Bogdanov offered assistance. He said: “I think the authorities can count on journalists in this respect, and journalists will start taking a new view of their place in society. One very good formula has it that good media is when the nation talks to itself. If we can reach that level we would perhaps be able to achieve more together.”
But the last sentence in the official transcript suggests that Bogdanov’s questions were left unanswered. Medvedev was quoted as saying: “Let’s discuss the concrete steps we can take then to achieve this.”
The world is waiting.
2. HIGH COURT FINDS SMUGGLING CHARGE AGAINST NGO HEAD UNCONSTITUTIONAL. On the day following President Medvedev’s meeting with the journalist union’s leader, something more concrete took place: an event that seems to be in sync with Medvedev’s passionate declarations of intending to improve Russia’s legal system. On May 27, the former head of a U.S.-funded nongovernmental organization (NGO) who had fled Russia to avoid what supporters characterized as trumped-up smuggling charges won an appeal in the Constitutional Court, the highest court in the land, the Associated Press (AP) reported.
Manana Aslamazyan, former president of the Moscow-based Educated Media Foundation, had been charged with smuggling after she carried into Russia a sum of money modestly exceeding the legal limit without declaring it. According to her lawyer, Viktor Parshutkin, the ruling means that the law under which she was charged was unconstitutional, and it is a sign of the potential for positive change in Russia under Medvedev. Parshutkin said the ruling means that the government must now drop the charge.
The charge of smuggling currency, punishable by up to five years in prison, has been widely regarded as part of the then President Vladimir Putin’s campaign against NGOs. The AP report cited human rights activists and Western governments as considering the affair an example of Kremlin pressure on foreign-funded NGOs, which Putin accused of seeking to undermine his government, as well as a curtailment of media freedom in Russia. Government pressures against the Educated Media Foundation included a raid and the confiscation of computers and documents. The foundation had to shut down.
The AP described “Aslamazyan's widely respected foundation” as conducting “programs to train journalists and media executives. It was the legal successor of Internews Russia, which received much of its funding from the U.S. Agency for International Development and from European sources.”
Parshutkin was quoted as saying that the Constitutional Court’s judges “have sent a signal to society, to the authorities: let's build life in this country a little differently. Enough persecuting people, enough repression, enough imprisoning people for no reason.” “All these cases against the foundation and Manana Aslamazyan were opened under the former president, Putin,” said Parshutkin who contended that Putin's Kremlin and the Federal Security Service, the KGB's successor, were behind the cases.

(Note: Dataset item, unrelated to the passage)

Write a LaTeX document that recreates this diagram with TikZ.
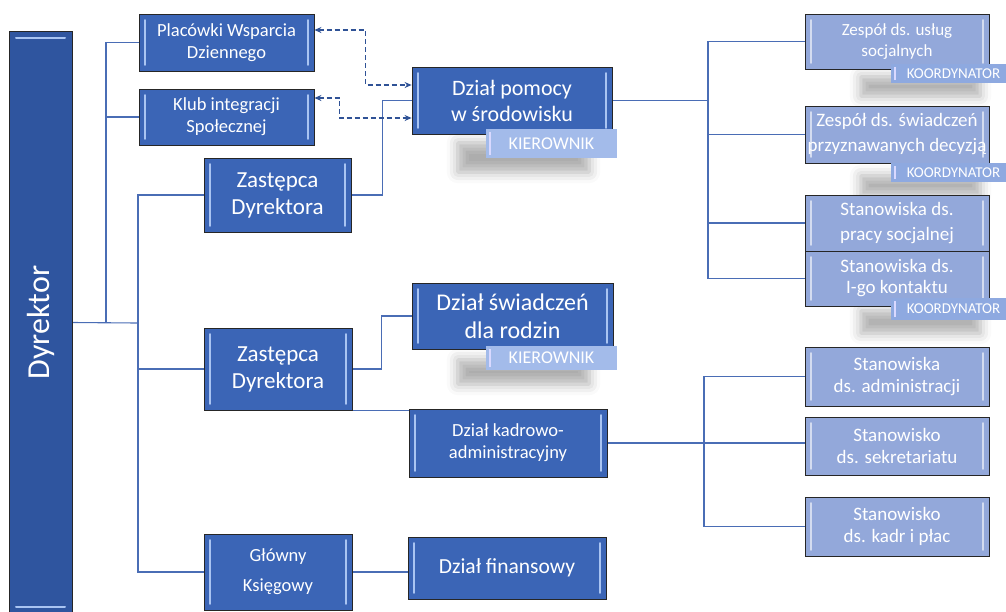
\documentclass[tikz,border=0pt]{standalone}
\usepackage{fontspec}
\setmainfont{Carlito}
\usetikzlibrary{arrows.meta,shadows.blur,backgrounds}
\definecolor{dk}{HTML}{3B65B6}
\definecolor{dyrc}{HTML}{2F559F}
\definecolor{lt}{HTML}{93A8DA}
\definecolor{tagk}{HTML}{A3BBEA}
\definecolor{tagc}{HTML}{8EA9E0}
\definecolor{hl}{HTML}{A9C4F2}
\definecolor{ln}{HTML}{4A6DB5}
\definecolor{dashc}{HTML}{2F5296}
\tikzset{
 box/.style={draw=black!85, line width=0.8pt, rectangle, align=center, text=white, inner sep=0pt},
 vbevel/.style={path picture={
   \draw[#1, line width=1.6pt, line cap=round] ([xshift=6pt,yshift=-6pt]path picture bounding box.north west) -- ([xshift=6pt,yshift=6pt]path picture bounding box.south west);
   \draw[#1, line width=1.6pt, line cap=round] ([xshift=-6pt,yshift=-6pt]path picture bounding box.north east) -- ([xshift=-6pt,yshift=6pt]path picture bounding box.south east);
 }},
 hbevel/.style={path picture={
   \draw[#1, line width=2pt, line cap=round] ([xshift=7pt,yshift=-7pt]path picture bounding box.north west) -- ([xshift=-7pt,yshift=-7pt]path picture bounding box.north east);
   \draw[#1, line width=2pt, line cap=round] ([xshift=7pt,yshift=7pt]path picture bounding box.south west) -- ([xshift=-7pt,yshift=7pt]path picture bounding box.south east);
 }},
 dbox/.style={box, fill=dk, vbevel=hl, font=\fontsize{23}{27}\selectfont},
 lbox/.style={box, fill=lt, vbevel=white!60!lt, font=\fontsize{19}{22}\selectfont},
 tagbase/.style={rectangle, draw=none, text=white, inner sep=0pt, path picture={\draw[white!85!blue, line width=1.6pt] ([xshift=4pt,yshift=-3pt]path picture bounding box.north west) -- ([xshift=4pt,yshift=3pt]path picture bounding box.south west);}},
 ktag/.style={tagbase, fill=tagk, font=\fontsize{18}{20}\selectfont},
 ctag/.style={tagbase, fill=tagc, font=\fontsize{15}{17}\selectfont},
 shd/.style={blur shadow={shadow xshift=0pt, shadow yshift=0pt, shadow blur radius=11pt, shadow opacity=32}},
 conn/.style={draw=ln, line width=1.1pt},
 darr/.style={draw=dashc, line width=1.3pt, dash pattern=on 5pt off 3pt, {Stealth[length=7pt,width=6pt]}-{Stealth[length=7pt,width=6pt]}},
}
\begin{document}
\begin{tikzpicture}[x=1pt,y=-1pt]
\useasboundingbox (0,0) rectangle (1006,611);
% left column
\node[box, fill=dyrc, hbevel=hl, minimum width=63pt, minimum height=583pt] (dyr) at (40.5,322.5) {\rotatebox{90}{\fontsize{32}{38}\selectfont Dyrektor}};
\node[dbox, font=\fontsize{18.5}{22}\selectfont, minimum width=175pt, minimum height=57pt] (plac) at (226.5,42.5) {Placówki Wsparcia\\Dziennego};
\node[dbox, font=\fontsize{18.5}{22}\selectfont, minimum width=175pt, minimum height=56pt] (klub) at (226.5,117) {Klub integracji\\Społecznej};
\node[dbox, minimum width=147pt, minimum height=74pt] (zas1) at (277.5,195) {Zastępca\\Dyrektora};
\node[dbox, minimum width=148pt, minimum height=82pt] (zas2) at (278,369) {Zastępca\\Dyrektora};
\node[dbox, font=\fontsize{18.5}{30}\selectfont, minimum width=148pt, minimum height=76pt] (glow) at (278,572) {Główny\\Księgowy};
% middle column
\node[dbox, font=\fontsize{22}{26}\selectfont, minimum width=200pt, minimum height=67pt] (pom) at (512,100.5) {Dział pomocy\\w środowisku};
\node[dbox, font=\fontsize{24}{28}\selectfont, minimum width=201pt, minimum height=66pt] (swi) at (512.5,316) {Dział świadczeń\\dla rodzin};
\node[dbox, font=\fontsize{18.5}{22}\selectfont, minimum width=198pt, minimum height=68pt] (kad) at (508,443) {Dział kadrowo-\\administracyjny};
\node[dbox, font=\fontsize{21.5}{25}\selectfont, minimum width=198pt, minimum height=62pt] (fin) at (507,568) {Dział finansowy};
% right column
\node[lbox, font=\fontsize{17}{21}\selectfont, minimum width=184pt, minimum height=55pt] (zus) at (897,41.5) {Zespół ds. usług\\socjalnych};
\node[lbox, font=\fontsize{19}{25}\selectfont, minimum width=184pt, minimum height=57pt] (zsw) at (897,134.5) {Zespół ds. świadczeń\\przyznawanych decyzją};
\node[lbox, font=\fontsize{19}{25}\selectfont, minimum width=184pt, minimum height=56pt] (spr) at (897,223) {Stanowiska ds.\\pracy socjalnej};
\node[lbox, font=\fontsize{19}{21}\selectfont, minimum width=184pt, minimum height=55pt] (sik) at (897,278.5) {Stanowiska ds.\\I-go kontaktu};
\node[lbox, minimum width=184pt, minimum height=59pt] (sad) at (897,376.5) {Stanowiska\\ds. administracji};
\node[lbox, minimum width=184pt, minimum height=58pt] (sse) at (897,446) {Stanowisko\\ds. sekretariatu};
\node[lbox, minimum width=184pt, minimum height=59pt] (skp) at (897,526.5) {Stanowisko\\ds. kadr i płac};
% tags
\node[ktag, minimum width=131pt, minimum height=29pt] (pomK) at (551.5,143.5) {KIEROWNIK};
\node[ktag, minimum width=131pt, minimum height=24pt] (swiK) at (551.5,358) {KIEROWNIK};
\node[ctag, minimum width=125pt, minimum height=19pt] (zusK) at (953.5,73.5) {KOORDYNATOR};
\node[ctag, minimum width=125pt, minimum height=19pt] (zswK) at (953.5,172.5) {KOORDYNATOR};
\node[ctag, minimum width=125pt, minimum height=22pt] (sikK) at (953.5,309) {KOORDYNATOR};
% shadows
\begin{scope}[on background layer]
\path[shd] ([xshift=-28pt,yshift=-14pt]pomK.south west) rectangle ([xshift=-28pt,yshift=-14pt]pomK.north east);
\path[shd] ([xshift=-28pt,yshift=-14pt]swiK.south west) rectangle ([xshift=-28pt,yshift=-14pt]swiK.north east);
\path[shd] ([xshift=-30pt,yshift=-13pt]zusK.south west) rectangle ([xshift=-36pt,yshift=-13pt]zusK.north east);
\path[shd] ([xshift=-30pt,yshift=-13pt]zswK.south west) rectangle ([xshift=-36pt,yshift=-13pt]zswK.north east);
\path[shd] ([xshift=-30pt,yshift=-13pt]sikK.south west) rectangle ([xshift=-36pt,yshift=-13pt]sikK.north east);
% connectors
\coordinate (tA) at (106,323);
\coordinate (tB) at (138,323);
\coordinate (tC) at (708,101);
\coordinate (tD) at (704,443);
\draw[conn] (dyr.east) -- (tB);
\draw[conn] (plac.west) -| (tA);
\draw[conn] (klub.west) -- (klub.west -| tA);
\draw[conn] (zas1.west) -| (tB);
\draw[conn] (glow.west) -| (tB);
\draw[conn] (zas2.west) -- (zas2.west -| tB);
\draw[conn] (zas1.east) -- ++(31,0) |- (pom.west);
\draw[conn] (zas2.east) -- ++(29,0) |- (swi.west);
\draw[conn] (zas2.south east) -- (zas2.south east -| kad.west);
\draw[conn] (glow.east) -- (glow.east -| fin.west);
\draw[conn] (pom.east) -- (pom.east -| tC);
\draw[conn] (zus.west) -| (sik.west -| tC) -- (sik.west);
\draw[conn] (zsw.west) -- (zsw.west -| tC);
\draw[conn] (spr.west) -- (spr.west -| tC);
\draw[conn] (kad.east) -- (kad.east -| sse.west);
\draw[conn] (sad.west) -| (skp.west -| tD) -- (skp.west);
\end{scope}
\draw[darr] ([yshift=12.5pt]plac.east) -- ++(51,0) |- ([yshift=15.5pt]pom.west);
\draw[darr] ([yshift=19pt]klub.east) -- ++(25,0) |- ([yshift=-17.5pt]pom.west);
\end{tikzpicture}
\end{document}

According to the AP, “Medvedev, a former law professor with no known KGB background, is being watched closely for signs that his inauguration-speech promise to hold civil rights sacred will lead to a less heavy-handed state and fewer politically motivated prosecutions.”
But the AP also cited another opinion, quoting Alexei Simonov, a media freedom advocate who heads the Glasnost Defense Fund and has led the Educated Media Foundation through its liquidation process. Simonov praised the Constitutional Court’s ruling but said he did not see it as a sign of liberalization. He said that the ruling was unlikely to affect the defunct NGO, which he believes the Russian authorities feared might be used to support oppositionists and saw as a threat because it advocated open media practices. He concluded: “The Educated Media Foundation essentially no longer exists--they achieved what they wanted.”